→ Provided material:
· · · · · · ·

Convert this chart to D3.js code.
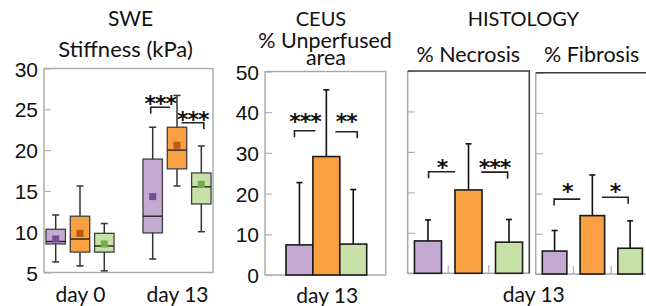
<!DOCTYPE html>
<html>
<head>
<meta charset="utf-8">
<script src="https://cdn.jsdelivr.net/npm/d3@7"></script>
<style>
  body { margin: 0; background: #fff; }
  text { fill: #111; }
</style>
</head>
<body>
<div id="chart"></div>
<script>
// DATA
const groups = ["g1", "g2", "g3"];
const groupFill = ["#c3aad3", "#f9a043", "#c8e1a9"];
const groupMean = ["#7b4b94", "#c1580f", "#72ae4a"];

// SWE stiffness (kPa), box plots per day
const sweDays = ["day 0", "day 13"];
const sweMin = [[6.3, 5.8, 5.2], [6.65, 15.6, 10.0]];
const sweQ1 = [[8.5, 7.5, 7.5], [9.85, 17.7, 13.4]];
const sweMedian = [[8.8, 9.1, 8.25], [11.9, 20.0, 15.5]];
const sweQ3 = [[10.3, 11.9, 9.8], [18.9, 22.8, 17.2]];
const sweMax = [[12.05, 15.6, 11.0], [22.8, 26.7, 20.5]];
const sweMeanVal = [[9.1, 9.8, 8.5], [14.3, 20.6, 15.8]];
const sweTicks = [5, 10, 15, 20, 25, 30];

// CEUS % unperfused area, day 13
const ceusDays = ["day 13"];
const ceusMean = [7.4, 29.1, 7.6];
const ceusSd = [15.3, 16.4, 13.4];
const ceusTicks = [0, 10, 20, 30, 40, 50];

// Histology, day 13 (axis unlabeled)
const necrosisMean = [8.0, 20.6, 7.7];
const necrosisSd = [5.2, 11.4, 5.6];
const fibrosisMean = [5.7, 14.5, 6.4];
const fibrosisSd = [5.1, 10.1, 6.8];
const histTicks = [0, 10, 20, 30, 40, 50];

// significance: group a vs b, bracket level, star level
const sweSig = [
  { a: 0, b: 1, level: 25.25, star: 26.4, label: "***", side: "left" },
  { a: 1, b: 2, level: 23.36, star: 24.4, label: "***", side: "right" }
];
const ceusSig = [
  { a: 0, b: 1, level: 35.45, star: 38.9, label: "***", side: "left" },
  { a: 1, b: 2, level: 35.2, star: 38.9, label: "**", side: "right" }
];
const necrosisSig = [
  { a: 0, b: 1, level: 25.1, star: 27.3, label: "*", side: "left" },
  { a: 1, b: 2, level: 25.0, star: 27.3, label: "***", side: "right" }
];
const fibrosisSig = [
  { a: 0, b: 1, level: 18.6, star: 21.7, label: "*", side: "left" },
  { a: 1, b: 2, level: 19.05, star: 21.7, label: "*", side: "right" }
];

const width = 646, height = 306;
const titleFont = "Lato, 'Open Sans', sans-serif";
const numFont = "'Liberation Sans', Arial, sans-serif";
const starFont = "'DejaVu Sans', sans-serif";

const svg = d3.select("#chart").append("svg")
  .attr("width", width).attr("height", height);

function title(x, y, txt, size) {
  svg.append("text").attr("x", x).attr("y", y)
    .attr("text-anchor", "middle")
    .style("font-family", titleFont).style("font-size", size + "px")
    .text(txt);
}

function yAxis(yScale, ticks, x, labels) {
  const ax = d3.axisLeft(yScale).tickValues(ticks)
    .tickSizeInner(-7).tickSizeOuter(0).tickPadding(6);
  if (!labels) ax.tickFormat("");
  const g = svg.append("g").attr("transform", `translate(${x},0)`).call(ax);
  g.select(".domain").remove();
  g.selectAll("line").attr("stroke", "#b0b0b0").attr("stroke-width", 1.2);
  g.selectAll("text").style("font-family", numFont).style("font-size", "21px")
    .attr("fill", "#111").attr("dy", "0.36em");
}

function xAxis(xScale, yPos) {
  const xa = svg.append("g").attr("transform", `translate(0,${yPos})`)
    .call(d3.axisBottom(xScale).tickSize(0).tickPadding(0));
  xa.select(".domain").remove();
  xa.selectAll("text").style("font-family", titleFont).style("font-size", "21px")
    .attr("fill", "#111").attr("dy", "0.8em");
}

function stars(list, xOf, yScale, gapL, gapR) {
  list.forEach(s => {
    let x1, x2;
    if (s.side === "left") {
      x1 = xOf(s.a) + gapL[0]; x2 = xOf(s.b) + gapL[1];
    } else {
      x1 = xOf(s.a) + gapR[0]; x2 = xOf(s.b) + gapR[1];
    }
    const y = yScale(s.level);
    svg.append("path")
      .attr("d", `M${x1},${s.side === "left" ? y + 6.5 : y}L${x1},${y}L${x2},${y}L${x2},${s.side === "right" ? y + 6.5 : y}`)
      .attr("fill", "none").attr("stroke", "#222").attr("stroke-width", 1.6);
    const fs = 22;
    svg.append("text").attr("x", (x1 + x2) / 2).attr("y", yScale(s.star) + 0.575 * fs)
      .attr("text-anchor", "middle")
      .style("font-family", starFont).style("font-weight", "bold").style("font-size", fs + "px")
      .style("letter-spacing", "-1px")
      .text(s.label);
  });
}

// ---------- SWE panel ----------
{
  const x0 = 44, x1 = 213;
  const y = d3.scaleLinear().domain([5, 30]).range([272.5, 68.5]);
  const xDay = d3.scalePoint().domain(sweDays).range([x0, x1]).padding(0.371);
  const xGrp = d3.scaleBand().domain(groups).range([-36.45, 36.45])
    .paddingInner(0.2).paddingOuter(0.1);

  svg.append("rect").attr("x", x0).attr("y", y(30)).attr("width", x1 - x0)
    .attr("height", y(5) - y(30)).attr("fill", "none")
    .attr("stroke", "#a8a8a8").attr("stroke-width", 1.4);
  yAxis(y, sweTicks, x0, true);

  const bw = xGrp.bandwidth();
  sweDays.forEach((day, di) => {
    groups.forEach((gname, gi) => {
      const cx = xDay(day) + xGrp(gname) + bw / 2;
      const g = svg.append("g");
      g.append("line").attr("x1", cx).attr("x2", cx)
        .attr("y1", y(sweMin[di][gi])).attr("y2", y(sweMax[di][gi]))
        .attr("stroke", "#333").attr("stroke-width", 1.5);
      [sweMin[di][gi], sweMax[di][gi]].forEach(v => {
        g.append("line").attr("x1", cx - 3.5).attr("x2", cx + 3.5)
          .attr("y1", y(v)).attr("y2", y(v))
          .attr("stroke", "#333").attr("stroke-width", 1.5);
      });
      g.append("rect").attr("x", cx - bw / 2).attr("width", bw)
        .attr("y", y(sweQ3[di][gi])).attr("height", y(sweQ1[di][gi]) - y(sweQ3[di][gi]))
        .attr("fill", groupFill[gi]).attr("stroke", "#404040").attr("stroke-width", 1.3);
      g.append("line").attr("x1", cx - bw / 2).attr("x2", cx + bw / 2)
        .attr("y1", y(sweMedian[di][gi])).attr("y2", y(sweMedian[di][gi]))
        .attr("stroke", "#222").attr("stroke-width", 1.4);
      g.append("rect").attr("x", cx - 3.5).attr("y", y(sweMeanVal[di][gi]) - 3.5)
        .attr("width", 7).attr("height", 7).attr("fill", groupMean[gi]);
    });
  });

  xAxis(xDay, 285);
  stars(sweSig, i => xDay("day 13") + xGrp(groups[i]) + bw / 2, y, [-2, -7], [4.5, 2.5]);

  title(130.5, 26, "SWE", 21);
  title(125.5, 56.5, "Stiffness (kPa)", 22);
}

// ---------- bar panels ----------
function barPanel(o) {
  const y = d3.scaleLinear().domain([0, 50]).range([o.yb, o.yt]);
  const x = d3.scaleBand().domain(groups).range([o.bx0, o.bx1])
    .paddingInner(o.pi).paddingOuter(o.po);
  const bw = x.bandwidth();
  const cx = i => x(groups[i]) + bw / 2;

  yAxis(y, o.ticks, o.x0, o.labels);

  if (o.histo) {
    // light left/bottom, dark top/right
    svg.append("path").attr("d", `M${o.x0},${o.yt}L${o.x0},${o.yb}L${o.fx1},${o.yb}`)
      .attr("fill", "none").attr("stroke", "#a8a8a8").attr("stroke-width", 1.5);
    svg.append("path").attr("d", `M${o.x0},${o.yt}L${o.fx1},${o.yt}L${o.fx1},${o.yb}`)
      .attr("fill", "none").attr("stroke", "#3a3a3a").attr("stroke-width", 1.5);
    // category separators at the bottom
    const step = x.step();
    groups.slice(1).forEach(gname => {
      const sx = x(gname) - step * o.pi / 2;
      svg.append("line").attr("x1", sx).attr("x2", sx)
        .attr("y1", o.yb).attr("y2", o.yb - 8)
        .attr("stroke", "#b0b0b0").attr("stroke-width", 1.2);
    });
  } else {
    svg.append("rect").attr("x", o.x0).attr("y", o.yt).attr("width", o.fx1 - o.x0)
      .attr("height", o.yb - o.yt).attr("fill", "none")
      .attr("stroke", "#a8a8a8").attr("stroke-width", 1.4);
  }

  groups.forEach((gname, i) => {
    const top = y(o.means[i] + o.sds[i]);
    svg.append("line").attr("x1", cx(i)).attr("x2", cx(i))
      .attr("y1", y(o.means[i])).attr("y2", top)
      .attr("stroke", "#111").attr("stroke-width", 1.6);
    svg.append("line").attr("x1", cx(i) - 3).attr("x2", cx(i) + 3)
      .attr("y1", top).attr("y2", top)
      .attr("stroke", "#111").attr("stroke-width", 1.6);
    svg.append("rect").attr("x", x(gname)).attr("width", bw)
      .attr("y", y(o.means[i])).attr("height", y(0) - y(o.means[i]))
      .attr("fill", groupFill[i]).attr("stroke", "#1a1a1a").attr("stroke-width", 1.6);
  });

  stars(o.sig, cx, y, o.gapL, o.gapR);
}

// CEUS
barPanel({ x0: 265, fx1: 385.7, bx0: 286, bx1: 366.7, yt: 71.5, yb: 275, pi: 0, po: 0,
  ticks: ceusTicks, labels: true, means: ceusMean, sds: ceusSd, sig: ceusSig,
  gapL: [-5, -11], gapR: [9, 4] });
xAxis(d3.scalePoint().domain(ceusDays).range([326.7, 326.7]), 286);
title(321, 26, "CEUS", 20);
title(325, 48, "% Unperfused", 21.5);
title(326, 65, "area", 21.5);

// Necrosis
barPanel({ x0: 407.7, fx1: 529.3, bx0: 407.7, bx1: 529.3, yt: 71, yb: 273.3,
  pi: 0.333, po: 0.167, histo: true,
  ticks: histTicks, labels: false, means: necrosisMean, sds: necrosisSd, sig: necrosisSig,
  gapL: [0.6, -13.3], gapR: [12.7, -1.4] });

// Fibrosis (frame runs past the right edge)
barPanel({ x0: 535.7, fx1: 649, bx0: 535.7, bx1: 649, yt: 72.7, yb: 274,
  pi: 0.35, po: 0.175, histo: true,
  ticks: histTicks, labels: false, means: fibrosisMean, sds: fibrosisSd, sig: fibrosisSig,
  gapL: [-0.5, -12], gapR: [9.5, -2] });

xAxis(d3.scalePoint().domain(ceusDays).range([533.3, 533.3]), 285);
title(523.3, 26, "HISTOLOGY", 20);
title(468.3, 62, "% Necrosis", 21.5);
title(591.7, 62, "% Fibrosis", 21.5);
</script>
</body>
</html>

· · · · · · ·

→ Task to carry out: Restate the material word for word from its first line through the line containing "const histTicks = [0, 10, 20, 30, 40, 50];", both included; the pictures do not belong in it.

→ Full output:
Convert this chart to D3.js code.
<!DOCTYPE html>
<html>
<head>
<meta charset="utf-8">
<script src="https://cdn.jsdelivr.net/npm/d3@7"></script>
<style>
  body { margin: 0; background: #fff; }
  text { fill: #111; }
</style>
</head>
<body>
<div id="chart"></div>
<script>
// DATA
const groups = ["g1", "g2", "g3"];
const groupFill = ["#c3aad3", "#f9a043", "#c8e1a9"];
const groupMean = ["#7b4b94", "#c1580f", "#72ae4a"];

// SWE stiffness (kPa), box plots per day
const sweDays = ["day 0", "day 13"];
const sweMin = [[6.3, 5.8, 5.2], [6.65, 15.6, 10.0]];
const sweQ1 = [[8.5, 7.5, 7.5], [9.85, 17.7, 13.4]];
const sweMedian = [[8.8, 9.1, 8.25], [11.9, 20.0, 15.5]];
const sweQ3 = [[10.3, 11.9, 9.8], [18.9, 22.8, 17.2]];
const sweMax = [[12.05, 15.6, 11.0], [22.8, 26.7, 20.5]];
const sweMeanVal = [[9.1, 9.8, 8.5], [14.3, 20.6, 15.8]];
const sweTicks = [5, 10, 15, 20, 25, 30];

// CEUS % unperfused area, day 13
const ceusDays = ["day 13"];
const ceusMean = [7.4, 29.1, 7.6];
const ceusSd = [15.3, 16.4, 13.4];
const ceusTicks = [0, 10, 20, 30, 40, 50];

// Histology, day 13 (axis unlabeled)
const necrosisMean = [8.0, 20.6, 7.7];
const necrosisSd = [5.2, 11.4, 5.6];
const fibrosisMean = [5.7, 14.5, 6.4];
const fibrosisSd = [5.1, 10.1, 6.8];
const histTicks = [0, 10, 20, 30, 40, 50];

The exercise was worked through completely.